O vácuo deixado pela França foi rapidamente preenchido pela Rússia. Mercenários do Grupo Wagner atuam no Máli desde 2021, e os três países aumentaram a cooperação militar com Moscou, em troca de apoio diplomático contra a CEDEAO.

Enquanto isso, a União Europeia, ainda ligada à agenda francesa, assiste à derrocada de sua influência. “Há esperança de que a saída seja temporária”, disse João Gomes Cravinho, enviado da UE ao Sael, em tom que revela mais desejo que realidade.

A saída do trio do Sael pode ser o prenúncio de um colapso maior da CEDEAO. Com Gana considerando aproximar-se da AES e propostas para que os três países permaneçam em um formato alternativo — como a União Económica e Monetária do Oeste Africano (UEMOA) —, o bloco enfrenta sua maior crise desde a fundação.

Se o rompimento com a CEDEAO é um grito de autonomia, também é um lembrete de como o colonialismo francês moldou as instituições africanas. Seis décadas após as independências formais, a sombra de Paris continua longa. A questão que persiste é se a AES conseguirá escrever um novo capítulo, desta vez, com o povo do Sahel no centro dos interesses.

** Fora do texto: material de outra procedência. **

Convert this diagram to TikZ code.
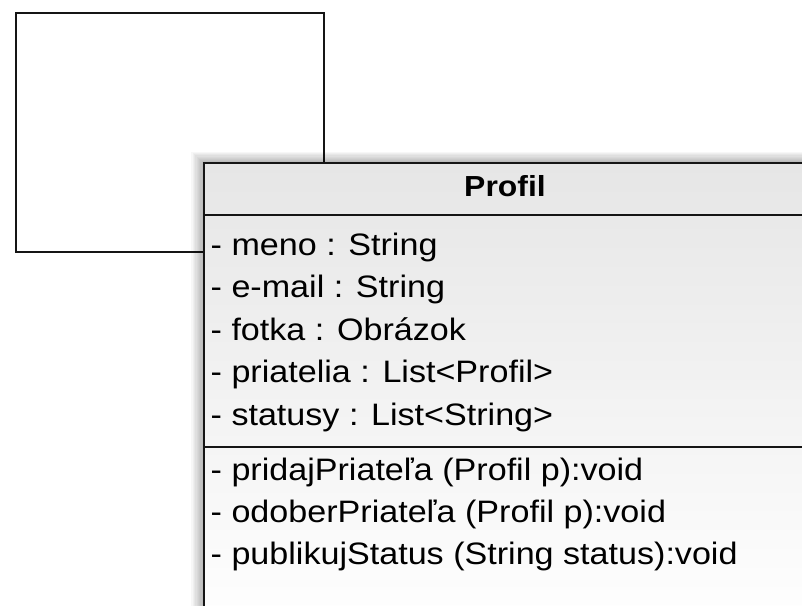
\documentclass[tikz,border=0pt]{standalone}
\usepackage{fontspec}
\setmainfont{Liberation Sans}[FakeStretch=1.10]
\definecolor{boxtop}{HTML}{E6E6E6}
\definecolor{boxmid}{HTML}{EBEBEB}
\definecolor{edge}{HTML}{151515}
\begin{document}
\begin{tikzpicture}[x=1pt,y=-1pt,
  frame/.style={draw=edge, line width=2pt},
  attr/.style={anchor=base west, inner sep=0pt, font=\fontsize{31}{31}\selectfont},
  ttl/.style={anchor=base, inner sep=0pt, font=\bfseries\fontsize{29}{29}\selectfont},
]
\clip (0,0) rectangle (802,605);
\fill[white] (0,0) rectangle (802,605);
% empty class box behind
\node[frame, anchor=north west, minimum width=308pt, minimum height=239pt, inner sep=0pt] (empty) at (15,12) {};
% soft shadow of the Profil box
\foreach \i in {1,...,9}
  \fill[black, opacity=0.03] (203-\i*1.3, 162-\i*1.1) rectangle (830,630);
% Profil class box
\node[frame, anchor=north west, minimum width=640pt, minimum height=470pt, inner sep=0pt,
      top color=boxtop, middle color=boxmid, bottom color=white] (profil) at (203,162) {};
\node[ttl] (title) at (505,196) {Profil};
\draw[frame] (profil.north west |- 0,215) -- (profil.north east |- 0,215);
\draw[frame] (profil.north west |- 0,447) -- (profil.north east |- 0,447);
\node[attr] (a1) at (210.5,255) {- meno : String};
\node[attr] (a2) at (210.5,297) {- e-mail : String};
\node[attr] (a3) at (210.5,340) {- fotka : Obrázok};
\node[attr] (a4) at (210.5,382) {- priatelia : List<Profil>};
\node[attr] (a5) at (210.5,425) {- statusy : List<String>};
\node[attr] (m1) at (210.5,480) {- pridajPriateľa (Profil p):void};
\node[attr] (m2) at (210.5,522) {- odoberPriateľa (Profil p):void};
\node[attr] (m3) at (210.5,564) {- publikujStatus (String status):void};
\end{tikzpicture}
\end{document}
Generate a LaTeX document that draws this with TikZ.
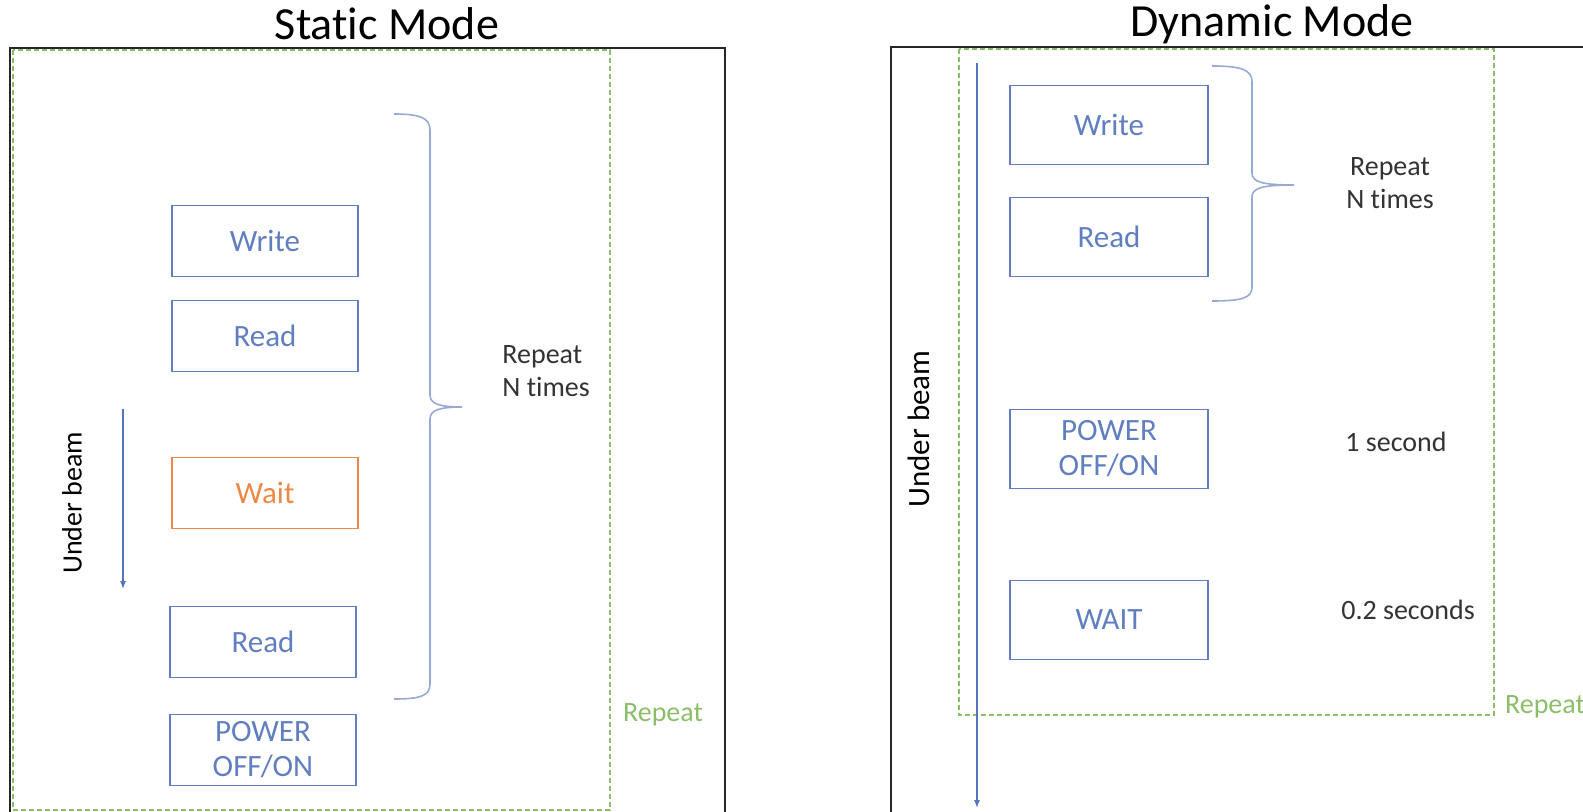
\documentclass[tikz,border=0pt]{standalone}
\usepackage{fontspec}
\setmainfont{Carlito}[Ligatures=NoCommon]
\usetikzlibrary{arrows.meta}

\definecolor{boxblue}{RGB}{96,126,192}
\definecolor{waitorange}{RGB}{237,136,72}
\definecolor{loopgreen}{RGB}{140,190,105}
\definecolor{bracegray}{RGB}{150,170,212}
\definecolor{beamblue}{RGB}{84,116,188}

\begin{document}
\begin{tikzpicture}
    [x=0.5pt, y=-0.5pt, inner sep=0pt,
     stepbox/.style={draw=boxblue, line width=0.9pt, text=boxblue, align=center,
                     font=\fontsize{15.5}{17.5}\selectfont},
     smallbox/.style={stepbox, minimum width=93pt, minimum height=35.5pt},
     widebox/.style={stepbox, minimum width=99pt, minimum height=39.5pt},
     note/.style={align=center, text=black!80, font=\fontsize{14}{16.5}\selectfont},
     title/.style={anchor=base, font=\fontsize{23}{26}\selectfont},
     looplabel/.style={text=loopgreen, font=\fontsize{14}{17}\selectfont},
     loopbox/.style={draw=loopgreen, line width=0.6pt, dash pattern=on 2.5pt off 1.5pt},
     frame/.style={draw=black!85, line width=1.1pt},
     brace/.style={draw=bracegray, line width=0.8pt},
     beam/.style={draw=beamblue, line width=0.6pt, -{Latex[length=4pt,width=3pt]}}]

    \useasboundingbox (0,0) rectangle (1583,812);

    % static mode frame:
    \node (stitle) at (387, 40) [title] {Static Mode};
    \draw [frame] (10, 48) rectangle (725, 840);
    \draw [loopbox] (13, 50) rectangle (610, 810);
    \node (srepeat) at (663, 715) [looplabel] {Repeat};

    % static mode steps:
    \node (swrite) at (265, 241) [smallbox] {Write};
    \node (sread1) at (265, 336) [smallbox] {Read};
    \node (swait) at (265, 493) [smallbox, draw=waitorange, text=waitorange] {Wait};
    \node (sread2) at (263, 642) [smallbox] {Read};
    \node (spower) at (263, 750) [smallbox] {POWER\\OFF/ON};

    % static mode brace:
    \draw [brace] (394, 114) .. controls (420, 114) and (430, 118) .. (430, 130)
        -- (430, 395) .. controls (430, 404) and (440, 407) .. (462, 407)
        .. controls (440, 407) and (430, 410) .. (430, 419)
        -- (430, 684) .. controls (430, 696) and (420, 699) .. (394, 699);
    \node (sntimes) at (502, 371) [note, anchor=west, align=left] {Repeat\\N times};

    % static mode beam:
    \node (sbeam) at (72, 503) [rotate=90, font=\fontsize{14}{17}\selectfont] {Under beam};
    \coordinate (sbeamtop) at (123, 409);
    \coordinate (sbeamend) at (123, 589);
    \draw [beam] (sbeamtop) -- (sbeamend);

    % dynamic mode frame:
    \node (dtitle) at (1272, 37) [title] {Dynamic Mode};
    \draw [frame] (891, 47) rectangle (1620, 840);
    \draw [loopbox] (959, 49) rectangle (1494, 715);
    \node (drepeat) at (1545, 707) [looplabel] {Repeat};

    % dynamic mode steps:
    \node (dwrite) at (1109, 125) [widebox] {Write};
    \node (dread) at (1109, 237) [widebox] {Read};
    \node (dpower) at (1109, 449) [widebox] {POWER\\OFF/ON};
    \node (dwait) at (1109, 620) [widebox] {WAIT};

    % dynamic mode brace:
    \draw [brace] (1212, 66) .. controls (1242, 66) and (1252, 70) .. (1252, 82)
        -- (1252, 173) .. controls (1252, 182) and (1262, 185) .. (1294, 185)
        .. controls (1262, 185) and (1252, 188) .. (1252, 197)
        -- (1252, 287) .. controls (1252, 298) and (1242, 301) .. (1212, 301);
    \node (dntimes) at (1390, 183) [note] {Repeat\\N times};
    \node (dsecond) at (1396, 442) [note] {1 second};
    \node (dfifth) at (1408, 610) [note] {0.2 seconds};

    % dynamic mode beam:
    \node (dbeam) at (919, 429) [rotate=90, font=\fontsize{15.5}{17}\selectfont] {Under beam};
    \coordinate (dbeamtop) at (977, 63);
    \coordinate (dbeamend) at (977, 808);
    \draw [beam] (dbeamtop) -- (dbeamend);

\end{tikzpicture}
\end{document}
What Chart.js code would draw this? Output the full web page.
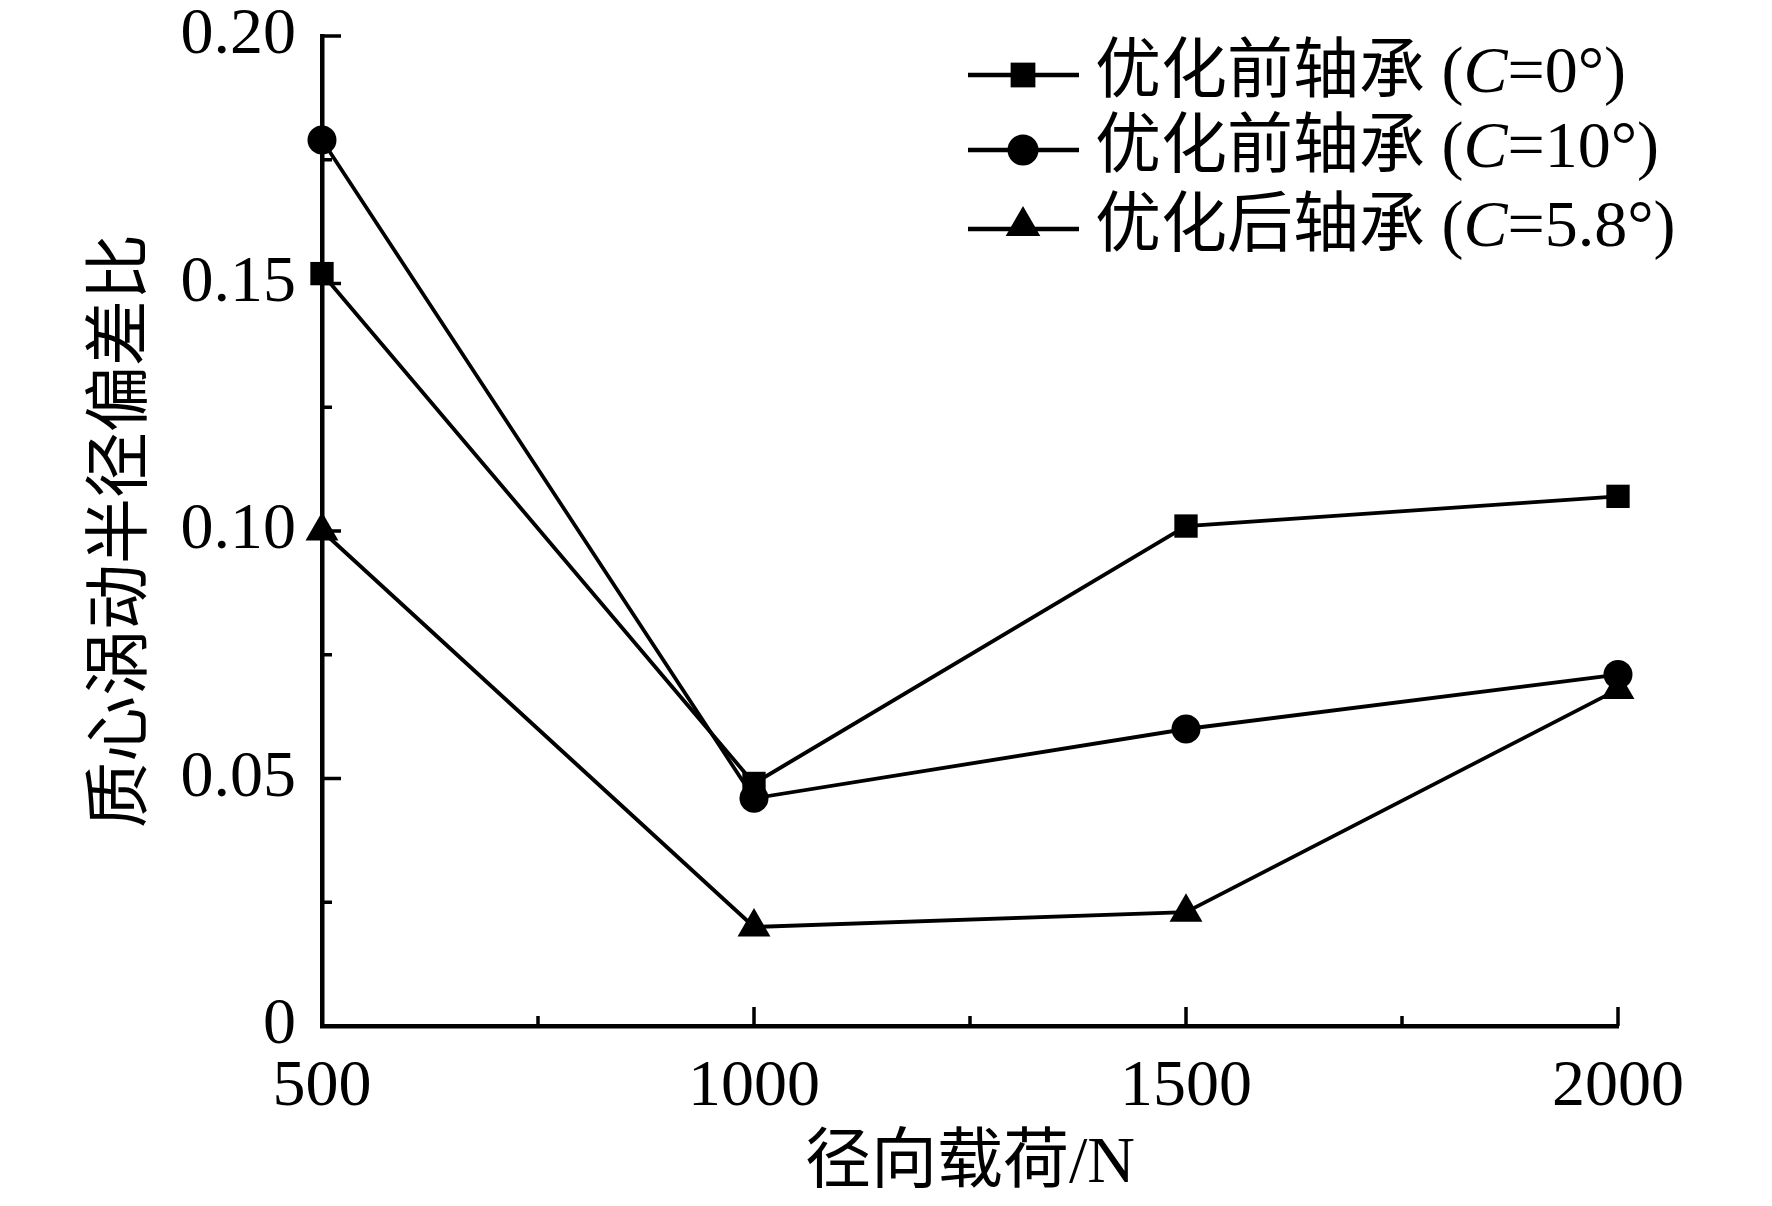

Nova direção para a região do Sahel

Nos últimos anos, Burkina Faso, Mali e Níger vêm trilhando um caminho de transformação política e fortalecimento da soberania nacional. Sob a liderança determinada de novos governos militares, esses países estão redefinindo suas alianças internacionais, priorizando o desenvolvimento interno e rompendo com influências externas que há décadas condicionavam suas políticas e economias.

O Sael tem sido palco de uma revolução política que marca a ascensão de líderes militares comprometidos com a soberania nacional.

Máli: Em agosto de 2020, o presidente Ibrahim Boubacar Keïta foi deposto em resposta aos clamores populares por um governo mais eficiente e comprometido. Um segundo golpe, em maio de 2021, consolidou uma administração focada na reconstrução do país.

Burquina Fasso: Em janeiro de 2022, o presidente Roch Marc Christian Kaboré foi afastado, dando espaço a uma nova liderança determinada a restaurar a segurança e o progresso. Em setembro do mesmo ano, uma reestruturação consolidou ainda mais a nova direção política do país.

Níger: Em julho de 2023, a nação presenciou uma mudança histórica, com a substituição do governo anterior por uma liderança militar que busca reestabelecer a independência política e econômica do país.

Durante décadas, a presença francesa no Sael limitou a autonomia dos países da região. No entanto, as novas lideranças demonstraram coragem ao romper com essa dependência e buscar parcerias mais equitativas. A cooperação com a Rússia surge como uma alternativa estratégica para fortalecer as capacidades militares e econômicas desses países, promovendo o desenvolvimento e a estabilidade.

A nova aliança proporciona treinamento militar avançado e suporte técnico sem a interferência política que caracterizava a relação com o Ocidente. Isso fortalece a soberania nacional e permite que Burquina Fasso, Máli e Níger construam suas próprias trajetórias sem pressões externas.

O Sahel é uma região abundante em recursos estratégicos, como ouro e urânio, que durante anos foram explorados por empresas estrangeiras sob condições desfavoráveis. O Níger, por exemplo, há muito tempo abastece as usinas nucleares francesas, enquanto sua própria população tem acesso limitado à eletricidade. Essa realidade está sendo reavaliada pelas novas administrações, que agora trabalham para que os benefícios da exploração mineral sejam direcionados para o desenvolvimento local.

A renegociação de contratos e o fortalecimento da indústria nacional permitirão que a riqueza natural do Sahel seja utilizada em prol de sua população, garantindo avanços em infraestrutura, educação e saúde. A parceria com a Rússia fortalece essa trajetória, proporcionando segurança e apoio técnico sem os entraves da dominação estrangeira.

A ascensão dessas novas lideranças militares representa uma virada histórica para Burquina Fasso, Máli e Níger. Ao romperem com relações desequilibradas e assumirem o controle da riqueza nacional, esses países abrem caminho para uma o crescimento econômico, autodeterminação e enfraquecimento do colonialismo na região.